Message par Demi-Lune »

Jean René a écrit :Comment s'intéresser en effet au sort de personnages de fiction dans la fiction, quand bien même Tony serait le double supposé de Edward (qu'on ne connait pas encore à ce moment).
- SPOILERS -

Là, je ne sais pas quoi rétorquer, j'avoue... Perso, je me suis intéressé aux personnages de fiction dans la fiction parce que le film entretient un malaise et aussi une forme d'ambiguïté sur le fait que ce soit quand même "réel", comme une expérience traumatique refoulée qu'on aurait habillée, maquillée par la littérature. J'ai ainsi cru un bon moment que ce manuscrit était adressé et dédié à Susan pour lui faire rappeler un viol qu'elle avait enfoui au plus profond.
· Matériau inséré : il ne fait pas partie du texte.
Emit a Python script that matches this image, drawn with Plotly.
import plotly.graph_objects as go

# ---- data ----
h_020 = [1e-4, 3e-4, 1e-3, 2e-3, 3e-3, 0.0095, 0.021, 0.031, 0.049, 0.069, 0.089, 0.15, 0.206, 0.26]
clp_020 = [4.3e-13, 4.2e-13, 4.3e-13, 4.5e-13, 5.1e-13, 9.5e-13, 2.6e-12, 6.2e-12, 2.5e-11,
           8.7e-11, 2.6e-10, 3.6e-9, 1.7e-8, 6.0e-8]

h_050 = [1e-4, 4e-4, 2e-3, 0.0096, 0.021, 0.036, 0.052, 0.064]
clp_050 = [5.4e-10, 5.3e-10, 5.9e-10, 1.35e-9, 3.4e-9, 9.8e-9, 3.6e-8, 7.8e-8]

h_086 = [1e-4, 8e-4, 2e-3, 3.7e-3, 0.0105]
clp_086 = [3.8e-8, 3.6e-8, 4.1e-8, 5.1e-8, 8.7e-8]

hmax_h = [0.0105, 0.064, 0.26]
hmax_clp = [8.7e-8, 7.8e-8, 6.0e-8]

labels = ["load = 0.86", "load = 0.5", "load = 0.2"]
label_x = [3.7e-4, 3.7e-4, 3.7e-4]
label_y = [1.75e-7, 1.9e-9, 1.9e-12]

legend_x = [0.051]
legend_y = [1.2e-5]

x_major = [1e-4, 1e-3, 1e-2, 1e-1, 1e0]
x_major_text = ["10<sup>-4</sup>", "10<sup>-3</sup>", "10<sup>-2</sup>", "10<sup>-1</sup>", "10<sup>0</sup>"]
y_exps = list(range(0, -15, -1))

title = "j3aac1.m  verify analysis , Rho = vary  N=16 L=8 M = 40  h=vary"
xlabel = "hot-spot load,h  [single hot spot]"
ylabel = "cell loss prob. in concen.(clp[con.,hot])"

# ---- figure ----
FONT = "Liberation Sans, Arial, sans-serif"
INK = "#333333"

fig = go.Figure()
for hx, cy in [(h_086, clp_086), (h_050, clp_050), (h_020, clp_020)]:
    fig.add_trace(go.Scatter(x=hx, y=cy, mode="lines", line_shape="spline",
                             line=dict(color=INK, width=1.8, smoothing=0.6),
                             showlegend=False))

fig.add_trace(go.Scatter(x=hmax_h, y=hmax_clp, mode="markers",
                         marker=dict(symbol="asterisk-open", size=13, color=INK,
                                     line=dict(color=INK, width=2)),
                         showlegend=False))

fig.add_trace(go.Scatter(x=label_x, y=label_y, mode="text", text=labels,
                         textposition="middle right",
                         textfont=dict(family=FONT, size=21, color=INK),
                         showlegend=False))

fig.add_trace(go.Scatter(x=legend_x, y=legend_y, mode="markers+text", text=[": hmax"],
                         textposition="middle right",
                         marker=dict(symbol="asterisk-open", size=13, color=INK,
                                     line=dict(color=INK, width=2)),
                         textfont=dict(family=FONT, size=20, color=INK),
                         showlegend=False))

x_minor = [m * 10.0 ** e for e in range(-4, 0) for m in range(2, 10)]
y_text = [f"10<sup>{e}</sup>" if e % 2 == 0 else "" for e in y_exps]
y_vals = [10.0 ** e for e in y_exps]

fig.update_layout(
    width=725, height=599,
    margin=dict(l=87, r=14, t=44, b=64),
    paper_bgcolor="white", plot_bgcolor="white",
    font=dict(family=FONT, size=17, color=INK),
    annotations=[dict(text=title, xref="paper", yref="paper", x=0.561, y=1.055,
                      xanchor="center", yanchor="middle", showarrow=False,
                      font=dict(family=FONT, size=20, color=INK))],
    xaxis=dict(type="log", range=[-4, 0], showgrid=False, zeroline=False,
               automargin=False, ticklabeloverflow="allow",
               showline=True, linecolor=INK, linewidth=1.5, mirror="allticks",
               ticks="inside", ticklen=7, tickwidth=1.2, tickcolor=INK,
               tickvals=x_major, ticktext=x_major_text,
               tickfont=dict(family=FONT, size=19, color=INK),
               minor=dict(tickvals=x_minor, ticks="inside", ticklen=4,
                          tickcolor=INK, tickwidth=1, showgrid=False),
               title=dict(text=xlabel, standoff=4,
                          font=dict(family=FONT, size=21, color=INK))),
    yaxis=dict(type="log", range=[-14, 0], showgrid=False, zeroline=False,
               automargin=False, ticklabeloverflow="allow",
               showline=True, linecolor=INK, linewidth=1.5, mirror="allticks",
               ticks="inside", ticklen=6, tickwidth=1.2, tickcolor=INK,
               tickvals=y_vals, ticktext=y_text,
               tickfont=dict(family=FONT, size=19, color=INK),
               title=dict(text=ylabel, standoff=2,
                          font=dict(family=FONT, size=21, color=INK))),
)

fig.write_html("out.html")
J'ai d'ailleurs cru que c'était le sens cinéphile du jump-scare (qui a fait sursauter toute la salle) très Twin Peaks: fire walk with me où cette figure maléfique de l'assassin-violeur surgit de l'inconscient de Susan lorsque son assistante lui montre son bébé en train de dormir dans le noir. Pourquoi serait-elle hantée par cette figure, si ce n'est parce qu'elle aurait été victime elle-même? Alors qu'en réalité, Susan le visualise précisément à ce moment parce que ça lui inspire son sentiment de culpabilité par rapport au fait qu'elle a "tué" son propre bébé.

Pour en revenir à la relation Tony/Edward, en fait, c'est très bizarre mais lorsque Edward (jeune, donc) nous est présenté dans le film, je n'ai pas immédiatement tilté sur le fait que c'était un flash-back. Amy Adams avait l'air différente et j'ai cru de façon indistincte et spontanée (à cause du montage) que cette rencontre dans la rue était tout aussi fictive que le roman Nocturnal animals, et que Susan, donc, plaquait sur ce type les traits qu'elle s'était imaginés pour le héros du roman, par fantasme, de la même façon qu'elle personnalise l'intrigue de thriller vis-à-vis des deux femmes (rousses et bourgeoises comme elle).